Here’s the snag: vitamin C doesn’t prevent colds and it doesn’t prevent cancer, nor does it cure either ailment. Some studies have found evidence that regular usage might shorten the duration of your cold, but not when taken after the onset of the cold. Others have found associations with daily dosage and lower risk of cardiovascular diseases, though still more have shown no relationship whatsoever. The same goes for cataracts, pneumonia, tetanus, asthma, and liver disease.

As for cancer, the best-quality data show that vitamin C supplements have no effect on your likelihood of getting cancer, nor on the outcome of cancer once you have it. It’s possible that it can help certain therapies to work better, but equally likely that it inhibits other types of treatments. And while some small studies have found that extremely high doses do kill cancer cells, that’s only when the vitamin is given intravenously. Doses direct to your bloodstream can drastically increase the amount of vitamin C in your plasma—oral supplements can’t.

The basic upshot is this: taking vitamin C supplements will, in all likelihood, have no effect on your health. Since it’s a water-soluble vitamin, any excess you take in will simply be excreted out in your pee. The greatest risk is that you’ll get diarrhea or some other vague gastrointestinal problems (assuming that you don’t have hereditary hemochromatosis, or iron overload, in which case it can actually cause long-term damage to your internal tissues). Taking vitamin C every day probably won’t hurt you, but you almost certainly don’t need it. It’s not difficult to get enough in your diet without popping pills. You can find it in oranges, garlic, strawberries, chili peppers, kiwi, beef liver, oysters, guava, broccoli, parsley, onion, peach, apples, pears, carrots, bananas, avocados, plums, and a whole host of other foods that you never realized had vitamin C in them or possibly have never heard of (see: camu camu, seabuckthorn, and cloudberries).

All this being said, if you have a vitamin C deficiency you should absolutely take supplements.
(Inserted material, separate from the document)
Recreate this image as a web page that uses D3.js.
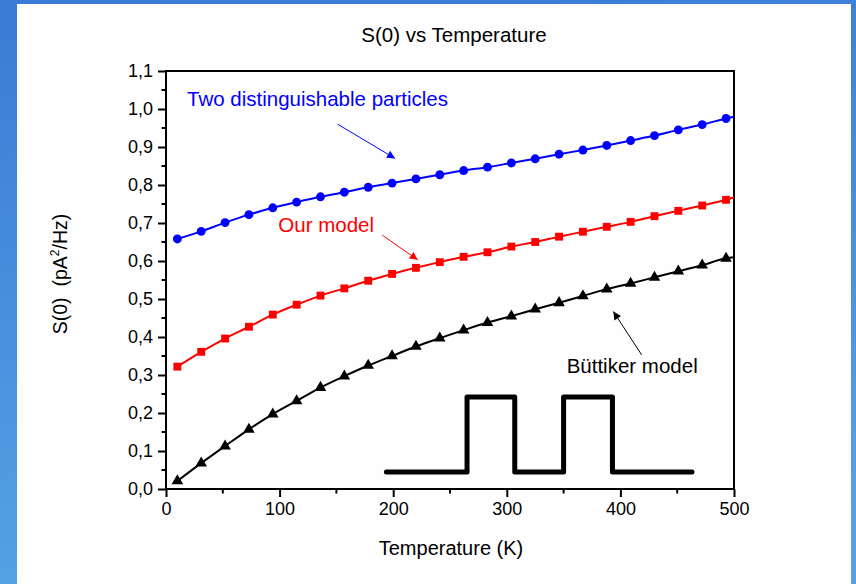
<!DOCTYPE html>
<html>
<head>
<meta charset="utf-8">
<script src="https://cdn.jsdelivr.net/npm/d3@7"></script>
<style>
html,body{margin:0;padding:0;background:#fff;}
svg{display:block;}
text{font-family:"Liberation Sans", Arial, sans-serif;}
</style>
</head>
<body>
<svg id="chart" width="856" height="584"></svg>
<script>
// ---- data ----
const temperatures = [10,31,52,73,94,115,136,157,178,199,220,241,262,283,304,325,346,367,388,409,430,451,472,493];
const twoParticles = [0.658,0.678,0.701,0.722,0.740,0.755,0.769,0.781,0.794,0.805,0.816,0.827,0.838,0.847,0.858,0.869,0.881,0.892,0.904,0.917,0.930,0.945,0.959,0.975];
const ourModel     = [0.322,0.361,0.396,0.427,0.459,0.485,0.509,0.528,0.548,0.566,0.582,0.597,0.611,0.623,0.638,0.650,0.664,0.677,0.690,0.703,0.718,0.732,0.746,0.761];
const buttiker     = [0.021,0.068,0.113,0.157,0.197,0.232,0.267,0.297,0.325,0.350,0.375,0.397,0.418,0.438,0.455,0.473,0.490,0.508,0.526,0.541,0.557,0.573,0.589,0.607];
const endTemperature = 500;
const endValues = [0.980, 0.767, 0.610]; // line continuation to 500 K
const xTicks = [0,100,200,300,400,500];
const yTicks = [0,0.1,0.2,0.3,0.4,0.5,0.6,0.7,0.8,0.9,1.0,1.1];
const seriesNames = ["Two distinguishable particles","Our model","Büttiker model"];
const seriesColors = ["#0000ff","#ff0000","#000000"];
// annotation anchors (data coordinates)
const labelPos = [[18.5,1.008],[98.9,0.677],[352.7,0.304]];
const arrowFrom = [[151.1,0.960],[190.4,0.668],[418.7,0.353]];
const arrowTo   = [[201.6,0.870],[221.6,0.603],[393.8,0.467]];
// inset pulse schematic (data coordinates)
const pulseT = [194,265,265,307,307,350,350,393,393,463];
const pulseS = [0.045,0.045,0.242,0.242,0.045,0.045,0.242,0.242,0.045,0.045];

// ---- layout ----
const W = 856, H = 584;
const svg = d3.select("#chart");
const defs = svg.append("defs");
const grad = defs.append("linearGradient").attr("id","bg").attr("x1","0").attr("y1","0").attr("x2","0.15").attr("y2","1");
grad.append("stop").attr("offset","0").attr("stop-color","#3a7bd5");
grad.append("stop").attr("offset","1").attr("stop-color","#56a2e4");
svg.append("rect").attr("width",W).attr("height",H).attr("fill","url(#bg)");
svg.append("rect").attr("x",17).attr("y",4).attr("width",834).attr("height",H-4).attr("fill","#fefefe");

const x = d3.scaleLinear().domain([0,500]).range([166,734]);
const y = d3.scaleLinear().domain([0,1.1]).range([489,71]);

// arrow markers
seriesColors.forEach((c,i)=>{
  defs.append("marker").attr("id","arr"+i)
    .attr("viewBox","0 0 10 10").attr("refX",10).attr("refY",5)
    .attr("markerWidth",12).attr("markerHeight",8).attr("markerUnits","userSpaceOnUse")
    .attr("orient","auto")
    .append("path").attr("d","M0,0L10,5L0,10Z").attr("fill",c);
});

// title
svg.append("text").attr("x",454).attr("y",42).attr("text-anchor","middle")
  .attr("font-size",20.5).attr("fill","#000").text("S(0) vs Temperature");

// axes
const fmt = d => d3.format(".1f")(d).replace(".",",");
const xAxis = d3.axisBottom(x).tickValues(xTicks).tickSize(8).tickPadding(5).tickFormat(d3.format("d"));
const gx = svg.append("g").attr("transform",`translate(0,${y(0)})`).call(xAxis);
const yAxis = d3.axisLeft(y).tickValues(yTicks).tickSize(8).tickPadding(5).tickFormat(fmt);
const gy = svg.append("g").attr("transform",`translate(${x(0)},0)`).call(yAxis);
[gx,gy].forEach(g=>{
  g.select(".domain").remove();
  g.selectAll(".tick line").attr("stroke","#000").attr("stroke-width",2);
  g.selectAll(".tick text").attr("fill","#000").attr("font-size",18).attr("font-family","Liberation Sans, Arial, sans-serif");
});
// minor ticks
const xMinor = d3.range(50,500,100);
svg.append("g").selectAll("line").data(xMinor).join("line")
  .attr("x1",d=>x(d)).attr("x2",d=>x(d)).attr("y1",y(0)).attr("y2",y(0)+4.5)
  .attr("stroke","#000").attr("stroke-width",2);
const yMinor = d3.range(0.05,1.1,0.1);
svg.append("g").selectAll("line").data(yMinor).join("line")
  .attr("x1",x(0)).attr("x2",x(0)-4.5).attr("y1",d=>y(d)).attr("y2",d=>y(d))
  .attr("stroke","#000").attr("stroke-width",2);

// frame
svg.append("rect").attr("x",x(0)).attr("y",y(1.1)).attr("width",x(500)-x(0)).attr("height",y(0)-y(1.1))
  .attr("fill","none").attr("stroke","#000").attr("stroke-width",2);

// axis labels
svg.append("text").attr("x",451).attr("y",555).attr("text-anchor","middle").attr("font-size",20)
  .attr("fill","#000").text("Temperature (K)");
const yl = svg.append("text").attr("transform","translate(67,274) rotate(-90)").attr("text-anchor","middle")
  .attr("font-size",19.5).attr("fill","#000").style("white-space","pre");
yl.append("tspan").text("S(0)\u00a0\u00a0(pA");
yl.append("tspan").attr("font-size",12).attr("dy",-8).text("2");
yl.append("tspan").attr("dy",8).text("/Hz)");

// series
const allSeries = [twoParticles, ourModel, buttiker];
const line = d3.line().x(d=>x(d[0])).y(d=>y(d[1])).curve(d3.curveMonotoneX);
const plot = svg.append("g");
allSeries.forEach((vals,i)=>{
  const pts = temperatures.map((t,j)=>[t,vals[j]]);
  const full = pts.concat([[endTemperature,endValues[i]]]);
  plot.append("path").attr("d",line(full)).attr("fill","none")
    .attr("stroke",seriesColors[i]).attr("stroke-width",2);
  const sym = [d3.symbolCircle, d3.symbolSquare, d3.symbolTriangle][i];
  const size = [62, 62, 58][i];
  plot.append("g").selectAll("path").data(pts).join("path")
    .attr("transform",d=>`translate(${x(d[0])},${y(d[1])})`)
    .attr("d",d3.symbol().type(sym).size(size))
    .attr("fill",seriesColors[i]);
});

// annotations
seriesNames.forEach((name,i)=>{
  svg.append("text").attr("x",x(labelPos[i][0])).attr("y",y(labelPos[i][1]))
    .attr("font-size",20.5).attr("fill",seriesColors[i]).text(name);
  svg.append("line")
    .attr("x1",x(arrowFrom[i][0])).attr("y1",y(arrowFrom[i][1]))
    .attr("x2",x(arrowTo[i][0])).attr("y2",y(arrowTo[i][1]))
    .attr("stroke",seriesColors[i]).attr("stroke-width",1)
    .attr("marker-end",`url(#arr${i})`);
});

// pulse inset
const pulseLine = d3.line().x(d=>x(d[0])).y(d=>y(d[1]));
svg.append("path").attr("d",pulseLine(pulseT.map((t,j)=>[t,pulseS[j]])))
  .attr("fill","none").attr("stroke","#000").attr("stroke-width",5)
  .attr("stroke-linejoin","round").attr("stroke-linecap","round");
</script>
</body>
</html>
As any 18th century sailor will tell you, scurvy is no joke. And even if it doesn’t get that far, you need vitamin C to make collagen, heal wounds, produce some neurotransmitters, and support your immune system. Most people get plenty of it from their diet, but deficiencies persist in developed countries in people who eat junk food almost exclusively. Otherwise the problem has largely disappeared as the general population has gained regular access to a variety of fruit and vegetables.

Like almost all vitamins, there’s really no need to take vitamin C unless you have a genuine deficiency. Which you probably don’t. Consider this your license to stop buying those cold remedies containing megadoses of vitamin C and artificial orange flavor to try to trick you into thinking they’re appetizing. Just eat a regular orange and be done with it.